Start Recorded data

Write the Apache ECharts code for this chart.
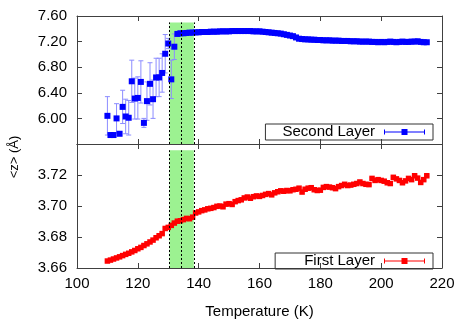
<!DOCTYPE html>
<html>
<head>
<meta charset="utf-8">
<script src="https://cdn.jsdelivr.net/npm/echarts@6/dist/echarts.min.js"></script>
<style>html,body{margin:0;padding:0;background:#fff}#c{width:458px;height:320px}</style>
</head>
<body>
<div id="c"></div>
<script>
// ---- data ----
const temperature = [110,111,112,113,114,115,116,117,118,119,120,121,122,123,124,125,126,127,128,129,
130,131,132,133,134,135,136,137,138,139,140,141,142,143,144,145,146,147,148,149,
150,151,152,153,154,155,156,157,158,159,160,161,162,163,164,165,166,167,168,169,
170,171,172,173,174,175,176,177,178,179,180,181,182,183,184,185,186,187,188,189,
190,191,192,193,194,195,196,197,198,199,200,201,202,203,204,205,206,207,208,209,
210,211,212,213,214,215];

const secondLayer = [6.04,5.74,5.74,6.00,5.76,6.18,6.03,6.01,6.58,6.31,6.32,6.57,5.93,6.27,6.54,6.30,6.64,6.64,6.71,7.01,
7.17,6.61,7.12,7.32,7.33,7.33,7.335,7.34,7.34,7.345,7.345,7.35,7.35,7.35,7.355,7.355,7.355,7.36,7.36,7.36,
7.36,7.365,7.365,7.365,7.365,7.365,7.365,7.365,7.36,7.36,7.36,7.355,7.35,7.345,7.34,7.335,7.33,7.325,7.315,7.305,
7.295,7.285,7.265,7.245,7.24,7.235,7.235,7.23,7.23,7.225,7.225,7.22,7.22,7.22,7.215,7.215,7.215,7.21,7.21,7.21,
7.205,7.205,7.205,7.2,7.2,7.2,7.2,7.195,7.195,7.19,7.195,7.19,7.195,7.2,7.195,7.19,7.195,7.2,7.195,7.195,
7.2,7.2,7.205,7.195,7.19,7.19];

const secondLayerErr = [0.30,0.03,0.03,0.23,0.03,0.26,0.27,0.27,0.33,0.32,0.33,0.33,0.07,0.30,0.33,0.30,0.30,0.30,0.30,0.30,
0.08,0.30,0.20,0.02,0.01,0.01,0.01,0.01,0.01,0.01,0.01,0.01,0.01,0.01,0.01,0.01,0.01,0.01,0.01,0.01,
0.01,0.01,0.01,0.01,0.01,0.01,0.01,0.01,0.01,0.01,0.01,0.01,0.01,0.01,0.01,0.01,0.01,0.01,0.01,0.01,
0.01,0.01,0.01,0.01,0.01,0.01,0.01,0.01,0.01,0.01,0.01,0.01,0.01,0.01,0.01,0.01,0.01,0.01,0.01,0.01,
0.01,0.01,0.01,0.01,0.01,0.01,0.01,0.01,0.01,0.01,0.01,0.01,0.01,0.01,0.01,0.01,0.01,0.01,0.01,0.01,
0.01,0.01,0.01,0.01,0.01,0.01];

const firstLayer = [3.6645,3.6651,3.6658,3.6665,3.6672,3.6680,3.6688,3.6695,3.6704,3.6713,
3.6724,3.6733,3.6745,3.6756,3.6768,3.6780,3.6795,3.6808,3.6822,3.6855,
3.6862,3.6875,3.6890,3.6902,3.6905,3.6912,3.6920,3.6918,3.6928,3.6955,
3.6962,3.6970,3.6975,3.6982,3.6985,3.6990,3.6998,3.7000,3.6995,3.7012,
3.7015,3.7010,3.7028,3.7035,3.7040,3.7052,3.7058,3.7050,3.7060,3.7065,
3.7062,3.7068,3.7075,3.7080,3.7072,3.7085,3.7092,3.7098,3.7095,3.7100,
3.7098,3.7105,3.7108,3.7115,3.7090,3.7108,3.7115,3.7118,3.7105,3.7100,
3.7102,3.7120,3.7125,3.7122,3.7118,3.7112,3.7125,3.7132,3.7140,3.7132,
3.7135,3.7140,3.7145,3.7155,3.7145,3.7140,3.7138,3.7178,3.7165,3.7170,
3.7165,3.7160,3.7150,3.7145,3.7185,3.7175,3.7165,3.7150,3.7162,3.7178,
3.7170,3.7195,3.7180,3.7152,3.7170,3.7195];

const firstLayerErr = [0.0005,0.0005,0.0005,0.0005,0.0005,0.0005,0.0005,0.0005,0.0005,0.0005,
0.0005,0.0005,0.0005,0.0005,0.0005,0.0005,0.0005,0.0005,0.0005,0.0005,
0.0005,0.0005,0.0005,0.0005,0.0005,0.0005,0.0005,0.0005,0.0005,0.0005,
0.0005,0.0005,0.0005,0.0005,0.0005,0.0005,0.0005,0.0005,0.0005,0.0005,
0.0005,0.0005,0.0005,0.0005,0.0005,0.0005,0.0005,0.0005,0.0005,0.0005,
0.0005,0.0005,0.0005,0.0005,0.0005,0.0005,0.0005,0.0005,0.0005,0.0005,
0.0005,0.0005,0.0005,0.0005,0.0005,0.0005,0.0005,0.0005,0.0005,0.0005,
0.0005,0.0005,0.0005,0.0005,0.0005,0.0005,0.0005,0.0005,0.0005,0.0005,
0.0005,0.0005,0.0005,0.0005,0.0005,0.0005,0.0005,0.0005,0.0005,0.0005,
0.0005,0.0005,0.0005,0.0005,0.0005,0.0005,0.0005,0.0005,0.0005,0.0005,
0.0005,0.0005,0.0005,0.0005,0.0005,0.0005];

const bandT = [130.4, 138.4];
const bandLinesT = [130.4, 134.4, 138.4];
const topBandY = [5.6, 7.5];
const botBandY = [3.66, 3.736];

const xTicks = { min: 100, max: 220, interval: 20 };
const topTicks = { min: 5.6, max: 7.6, interval: 0.4 };
const botTicks = { min: 3.66, max: 3.74, interval: 0.02 };

// ---- chart ----
const FONT = 'Liberation Sans, Arial, sans-serif';
const frame = '#404040';
const chart = echarts.init(document.getElementById('c'), null, { renderer: 'canvas' });

function pairs(ys, errs) { return temperature.map((t, i) => [t, ys[i], errs[i]]); }

function errRender(color) {
  return function (params, api) {
    const x = api.value(0), y = api.value(1), e = api.value(2);
    const p1 = api.coord([x, y + e]);
    const p2 = api.coord([x, y - e]);
    const cw = 2.5;
    const st = { stroke: color, lineWidth: 1 };
    return {
      type: 'group',
      children: [
        { type: 'line', shape: { x1: p1[0], y1: p1[1], x2: p2[0], y2: p2[1] }, style: st },
        { type: 'line', shape: { x1: p1[0] - cw, y1: p1[1], x2: p1[0] + cw, y2: p1[1] }, style: st },
        { type: 'line', shape: { x1: p2[0] - cw, y1: p2[1], x2: p2[0] + cw, y2: p2[1] }, style: st }
      ]
    };
  };
}

function xAx(gi, pos, showLabels, name) {
  return {
    type: 'value', gridIndex: gi, position: pos,
    min: xTicks.min, max: xTicks.max, interval: xTicks.interval,
    axisLine: { show: true, onZero: false, lineStyle: { color: frame, width: 1 } },
    axisTick: { show: true, inside: true, length: 5, lineStyle: { color: frame } },
    axisLabel: { show: showLabels, color: '#000', fontSize: 15, fontFamily: FONT, margin: 8 },
    splitLine: { show: false },
    name: name || '', nameLocation: 'middle', nameGap: 36,
    nameTextStyle: { color: '#000', fontSize: 15, fontFamily: FONT }
  };
}
function yAx(gi, pos, t, showLabels, hideMin, hideMax) {
  return {
    type: 'value', gridIndex: gi, position: pos,
    min: t.min, max: t.max, interval: t.interval,
    axisLine: { show: true, onZero: false, lineStyle: { color: frame, width: 1 } },
    axisTick: { show: true, inside: true, length: 5, lineStyle: { color: frame } },
    axisLabel: { show: showLabels, color: '#000', fontSize: 15, fontFamily: FONT, margin: 10,
      showMinLabel: !hideMin, showMaxLabel: !hideMax,
      formatter: v => v.toFixed(2) },
    splitLine: { show: false }
  };
}

const legendIcon = 'path://M0,3L41,3L41,4L0,4Z M0,1L1,1L1,6L0,6Z M40,1L41,1L41,6L40,6Z M17.5,0.5L23.5,0.5L23.5,6.5L17.5,6.5Z';

function bandArea(yr) {
  return {
    silent: true,
    itemStyle: { color: '#9cf291', opacity: 1 },
    data: [[{ coord: [bandT[0], yr[0]] }, { coord: [bandT[1], yr[1]] }]]
  };
}
function bandLines(yr) {
  return {
    silent: true, symbol: 'none', label: { show: false },
    lineStyle: { color: '#000', type: [2, 2], width: 1 },
    data: bandLinesT.map(t => [{ coord: [t, yr[0]] }, { coord: [t, yr[1]] }])
  };
}

const option = {
  animation: false,
  backgroundColor: '#fff',
  grid: [
    { left: 77, right: 16, top: 16, height: 128, show: false },
    { left: 77, right: 16, top: 144, height: 129, show: false }
  ],
  xAxis: [
    xAx(0, 'bottom', false),
    xAx(0, 'top', false),
    xAx(1, 'bottom', true, 'Temperature (K)'),
    xAx(1, 'top', false)
  ],
  yAxis: [
    yAx(0, 'left', topTicks, true, true, false),
    yAx(0, 'right', topTicks, false),
    yAx(1, 'left', botTicks, true, false, true),
    yAx(1, 'right', botTicks, false)
  ],
  legend: [
    {
      data: [{ name: 'Second Layer', icon: legendIcon }],
      right: 25, top: 124, align: 'right', orient: 'horizontal',
      itemWidth: 41, itemHeight: 7,
      borderColor: '#333', borderWidth: 1, borderRadius: 0,
      padding: [0, 8, 0, 17],
      textStyle: { color: '#000', fontSize: 15, fontFamily: FONT, lineHeight: 16, padding: [0, 4, 0, 0] },
      selectedMode: false
    },
    {
      data: [{ name: 'First Layer', icon: legendIcon }],
      right: 25, top: 253, align: 'right', orient: 'horizontal',
      itemWidth: 41, itemHeight: 7,
      borderColor: '#333', borderWidth: 1, borderRadius: 0,
      padding: [0, 8, 0, 29],
      textStyle: { color: '#000', fontSize: 15, fontFamily: FONT, lineHeight: 16, padding: [0, 4, 0, 0] },
      selectedMode: false
    }
  ],
  graphic: [
    {
      type: 'text', x: 14, y: 157, rotation: Math.PI / 2,
      style: { text: '<z> (Å)', fontSize: 13, fontFamily: FONT, fill: '#000',
        align: 'center', verticalAlign: 'middle' }
    }
  ],
  series: [
    {
      name: 'band-top', type: 'line', xAxisIndex: 0, yAxisIndex: 0, data: [], z: 1,
      markArea: bandArea(topBandY), markLine: bandLines(topBandY)
    },
    {
      name: 'band-bot', type: 'line', xAxisIndex: 2, yAxisIndex: 2, data: [], z: 1,
      markArea: bandArea(botBandY), markLine: bandLines(botBandY)
    },
    {
      name: 'Second Layer err', type: 'custom', xAxisIndex: 0, yAxisIndex: 0, z: 3,
      renderItem: errRender('#8c8cff'), data: pairs(secondLayer, secondLayerErr),
      encode: { x: 0, y: 1 }, clip: true
    },
    {
      name: 'Second Layer', type: 'scatter', xAxisIndex: 0, yAxisIndex: 0, z: 4,
      symbol: 'rect', symbolSize: 6, itemStyle: { color: '#0000ff', opacity: 1 },
      data: temperature.map((t, i) => [t, secondLayer[i]])
    },
    {
      name: 'First Layer err', type: 'custom', xAxisIndex: 2, yAxisIndex: 2, z: 3,
      renderItem: errRender('#ff8c8c'), data: pairs(firstLayer, firstLayerErr),
      encode: { x: 0, y: 1 }, clip: true
    },
    {
      name: 'First Layer', type: 'scatter', xAxisIndex: 2, yAxisIndex: 2, z: 4,
      symbol: 'rect', symbolSize: 5.5, itemStyle: { color: '#ff0000', opacity: 1 },
      data: temperature.map((t, i) => [t, firstLayer[i]])
    }
  ]
};
chart.setOption(option);
</script>
</body>
</html>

End Recorded data

Direction: Repeat, exactly and in full, each line from the start of the data to the line that contains "210,211,212,213,214,215];". Pictures do not go in.

Answer to the problem:
Write the Apache ECharts code for this chart.
<!DOCTYPE html>
<html>
<head>
<meta charset="utf-8">
<script src="https://cdn.jsdelivr.net/npm/echarts@6/dist/echarts.min.js"></script>
<style>html,body{margin:0;padding:0;background:#fff}#c{width:458px;height:320px}</style>
</head>
<body>
<div id="c"></div>
<script>
// ---- data ----
const temperature = [110,111,112,113,114,115,116,117,118,119,120,121,122,123,124,125,126,127,128,129,
130,131,132,133,134,135,136,137,138,139,140,141,142,143,144,145,146,147,148,149,
150,151,152,153,154,155,156,157,158,159,160,161,162,163,164,165,166,167,168,169,
170,171,172,173,174,175,176,177,178,179,180,181,182,183,184,185,186,187,188,189,
190,191,192,193,194,195,196,197,198,199,200,201,202,203,204,205,206,207,208,209,
210,211,212,213,214,215];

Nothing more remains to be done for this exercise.